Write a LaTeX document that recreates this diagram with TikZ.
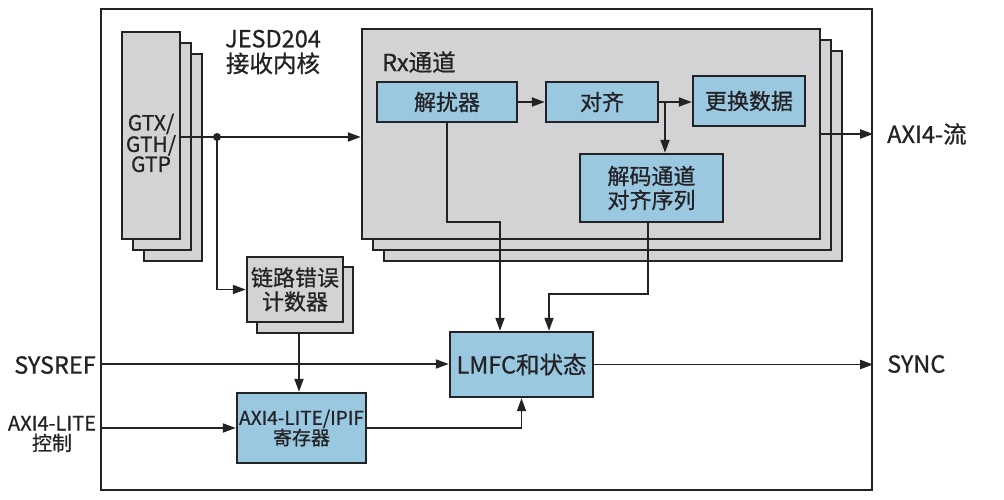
\documentclass[tikz,border=0pt]{standalone}
\usepackage{fontspec}
\setmainfont{Noto Sans CJK SC}[FakeBold=0.8]
\usetikzlibrary{arrows.meta}
\definecolor{boxblue}{RGB}{155,200,225}
\definecolor{boxgray}{RGB}{211,211,213}
\definecolor{ink}{RGB}{35,35,38}
\begin{document}
\begin{tikzpicture}[x=1pt,y=-1pt,
  fbig/.style={font=\fontsize{23.5}{25}\selectfont},
  fblk/.style={font=\fontsize{22}{24}\selectfont},
  fgt/.style={font=\fontsize{21}{20}\selectfont},
  fsm/.style={font=\fontsize{19}{20}\selectfont},
  fout/.style={font=\fontsize{20}{20}\selectfont},
  blk/.style={draw=ink,line width=2.4pt,inner sep=0pt,align=center,text=ink},
  gbox/.style={blk,fill=boxgray},
  bbox/.style={blk,fill=boxblue},
  arr/.style={draw=ink,line width=1.8pt,-{Triangle[length=13pt,width=9pt]}},
  ln/.style={draw=ink,line width=1.8pt},
  lbl/.style={text=ink,inner sep=0pt,align=center}]
\useasboundingbox (0,0) rectangle (1004,500);
\fill[white] (0,0) rectangle (1004,500);
% outer frame
\node[blk,minimum width=771pt,minimum height=481pt] (outer) at (486.5,249.5) {};
% GTX stack
\node[gbox,minimum width=58pt,minimum height=207pt] (gtx3) at (173,157.5) {};
\node[gbox,minimum width=58pt,minimum height=207pt] (gtx2) at (162,146.5) {};
\node[gbox,minimum width=58pt,minimum height=207pt] (gtx) at (151,135.5) {};
\node[lbl,fgt] (gtxt) at (151,143) {GTX/\\GTH/\\GTP};
% JESD label
\node[lbl,fbig] (core) at (273,52) {JESD204\\接收内核};
% Rx stack
\node[gbox,minimum width=458pt,minimum height=210pt] (rx3) at (613,156) {};
\node[gbox,minimum width=458pt,minimum height=210pt] (rx2) at (602,145) {};
\node[gbox,minimum width=458pt,minimum height=210pt] (rx) at (591,134) {};
\node[lbl,fbig,anchor=west] (rxlbl) at (382,62) {Rx通道};
% inner blocks
\node[bbox,fblk,minimum width=140pt,minimum height=40pt] (desc) at (447,102) {解扰器};
\node[bbox,fblk,minimum width=112pt,minimum height=40pt] (align) at (602,102) {对齐};
\node[bbox,fblk,minimum width=112pt,minimum height=50pt] (swap) at (749,101) {更换数据};
\node[bbox,fblk,minimum width=143pt,minimum height=68pt] (lane) at (651.5,188) {解码通道\\对齐序列};
% link error counter
\node[gbox,minimum width=96pt,minimum height=66pt] (lecb) at (305,300) {};
\node[gbox,fblk,minimum width=96pt,minimum height=65pt] (lec) at (295,289.5) {链路错误\\计数器};
% AXI regs & LMFC
\node[bbox,fsm,minimum width=129pt,minimum height=70pt] (axi) at (301.5,428) {AXI4-LITE/IPIF\\寄存器};
\node[bbox,fbig,minimum width=143pt,minimum height=65pt] (lmfc) at (521.5,364.5) {LMFC和状态};
% outside labels
\node[lbl,fbig] (sysref) at (55,365) {SYSREF};
\node[lbl,fout] (axil) at (52,434) {AXI4-LITE\\控制};
\node[lbl,fbig,anchor=west] (sync) at (887,364) {SYNC};
\node[lbl,fbig,anchor=west] (axis) at (887,134) {AXI4-流};
% coordinates
\coordinate (dot) at (217,137);
\coordinate (br) at (665,102);
\coordinate (sysin) at (101,364);
% connectors
\draw[ln] (gtx.east |- dot) -- (dot);
\draw[arr] (dot) -- (rx.west |- dot);
\fill[ink] (dot) circle (4pt);
\draw[arr] (dot) |- (lec.west);
\draw[arr] (lecb.south -| 299,0) -- (axi.north -| 299,0);
\draw[arr] (sysin) -- (lmfc.west |- sysin);
\draw[arr] (outer.west |- axi.west) -- (axi.west);
\draw[arr] (axi.east) -| (lmfc.south);
\draw[arr] (desc.east) -- (align.west);
\draw[arr] (align.east) -- (swap.west |- align.east);
\draw[arr] (br) -- (lane.north -| br);
\draw[arr] (desc.south) -- ++(0,99) -| ([xshift=-21.5pt]lmfc.north);
\draw[arr] ([xshift=-3.5pt]lane.south) -- ++(0,71) -| ([xshift=27.5pt]lmfc.north);
\draw[arr] (rx.east) -- (rx.east -| outer.east);
\draw[arr] (lmfc.east) -- (lmfc.east -| outer.east);
\end{tikzpicture}
\end{document}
------------------------------------
(TASK REQUIREMENTS) Omit every picture while copying the listing above exactly.

(OUTPUT BELOW)
Write a LaTeX document that recreates this diagram with TikZ.
\documentclass[tikz,border=0pt]{standalone}
\usepackage{fontspec}
\setmainfont{Noto Sans CJK SC}[FakeBold=0.8]
\usetikzlibrary{arrows.meta}
\definecolor{boxblue}{RGB}{155,200,225}
\definecolor{boxgray}{RGB}{211,211,213}
\definecolor{ink}{RGB}{35,35,38}
\begin{document}
\begin{tikzpicture}[x=1pt,y=-1pt,
  fbig/.style={font=\fontsize{23.5}{25}\selectfont},
  fblk/.style={font=\fontsize{22}{24}\selectfont},
  fgt/.style={font=\fontsize{21}{20}\selectfont},
  fsm/.style={font=\fontsize{19}{20}\selectfont},
  fout/.style={font=\fontsize{20}{20}\selectfont},
  blk/.style={draw=ink,line width=2.4pt,inner sep=0pt,align=center,text=ink},
  gbox/.style={blk,fill=boxgray},
  bbox/.style={blk,fill=boxblue},
  arr/.style={draw=ink,line width=1.8pt,-{Triangle[length=13pt,width=9pt]}},
  ln/.style={draw=ink,line width=1.8pt},
  lbl/.style={text=ink,inner sep=0pt,align=center}]
\useasboundingbox (0,0) rectangle (1004,500);
\fill[white] (0,0) rectangle (1004,500);
% outer frame
\node[blk,minimum width=771pt,minimum height=481pt] (outer) at (486.5,249.5) {};
% GTX stack
\node[gbox,minimum width=58pt,minimum height=207pt] (gtx3) at (173,157.5) {};
\node[gbox,minimum width=58pt,minimum height=207pt] (gtx2) at (162,146.5) {};
\node[gbox,minimum width=58pt,minimum height=207pt] (gtx) at (151,135.5) {};
\node[lbl,fgt] (gtxt) at (151,143) {GTX/\\GTH/\\GTP};
% JESD label
\node[lbl,fbig] (core) at (273,52) {JESD204\\接收内核};
% Rx stack
\node[gbox,minimum width=458pt,minimum height=210pt] (rx3) at (613,156) {};
\node[gbox,minimum width=458pt,minimum height=210pt] (rx2) at (602,145) {};
\node[gbox,minimum width=458pt,minimum height=210pt] (rx) at (591,134) {};
\node[lbl,fbig,anchor=west] (rxlbl) at (382,62) {Rx通道};
% inner blocks
\node[bbox,fblk,minimum width=140pt,minimum height=40pt] (desc) at (447,102) {解扰器};
\node[bbox,fblk,minimum width=112pt,minimum height=40pt] (align) at (602,102) {对齐};
\node[bbox,fblk,minimum width=112pt,minimum height=50pt] (swap) at (749,101) {更换数据};
\node[bbox,fblk,minimum width=143pt,minimum height=68pt] (lane) at (651.5,188) {解码通道\\对齐序列};
% link error counter
\node[gbox,minimum width=96pt,minimum height=66pt] (lecb) at (305,300) {};
\node[gbox,fblk,minimum width=96pt,minimum height=65pt] (lec) at (295,289.5) {链路错误\\计数器};
% AXI regs & LMFC
\node[bbox,fsm,minimum width=129pt,minimum height=70pt] (axi) at (301.5,428) {AXI4-LITE/IPIF\\寄存器};
\node[bbox,fbig,minimum width=143pt,minimum height=65pt] (lmfc) at (521.5,364.5) {LMFC和状态};
% outside labels
\node[lbl,fbig] (sysref) at (55,365) {SYSREF};
\node[lbl,fout] (axil) at (52,434) {AXI4-LITE\\控制};
\node[lbl,fbig,anchor=west] (sync) at (887,364) {SYNC};
\node[lbl,fbig,anchor=west] (axis) at (887,134) {AXI4-流};
% coordinates
\coordinate (dot) at (217,137);
\coordinate (br) at (665,102);
\coordinate (sysin) at (101,364);
% connectors
\draw[ln] (gtx.east |- dot) -- (dot);
\draw[arr] (dot) -- (rx.west |- dot);
\fill[ink] (dot) circle (4pt);
\draw[arr] (dot) |- (lec.west);
\draw[arr] (lecb.south -| 299,0) -- (axi.north -| 299,0);
\draw[arr] (sysin) -- (lmfc.west |- sysin);
\draw[arr] (outer.west |- axi.west) -- (axi.west);
\draw[arr] (axi.east) -| (lmfc.south);
\draw[arr] (desc.east) -- (align.west);
\draw[arr] (align.east) -- (swap.west |- align.east);
\draw[arr] (br) -- (lane.north -| br);
\draw[arr] (desc.south) -- ++(0,99) -| ([xshift=-21.5pt]lmfc.north);
\draw[arr] ([xshift=-3.5pt]lane.south) -- ++(0,71) -| ([xshift=27.5pt]lmfc.north);
\draw[arr] (rx.east) -- (rx.east -| outer.east);
\draw[arr] (lmfc.east) -- (lmfc.east -| outer.east);
\end{tikzpicture}
\end{document}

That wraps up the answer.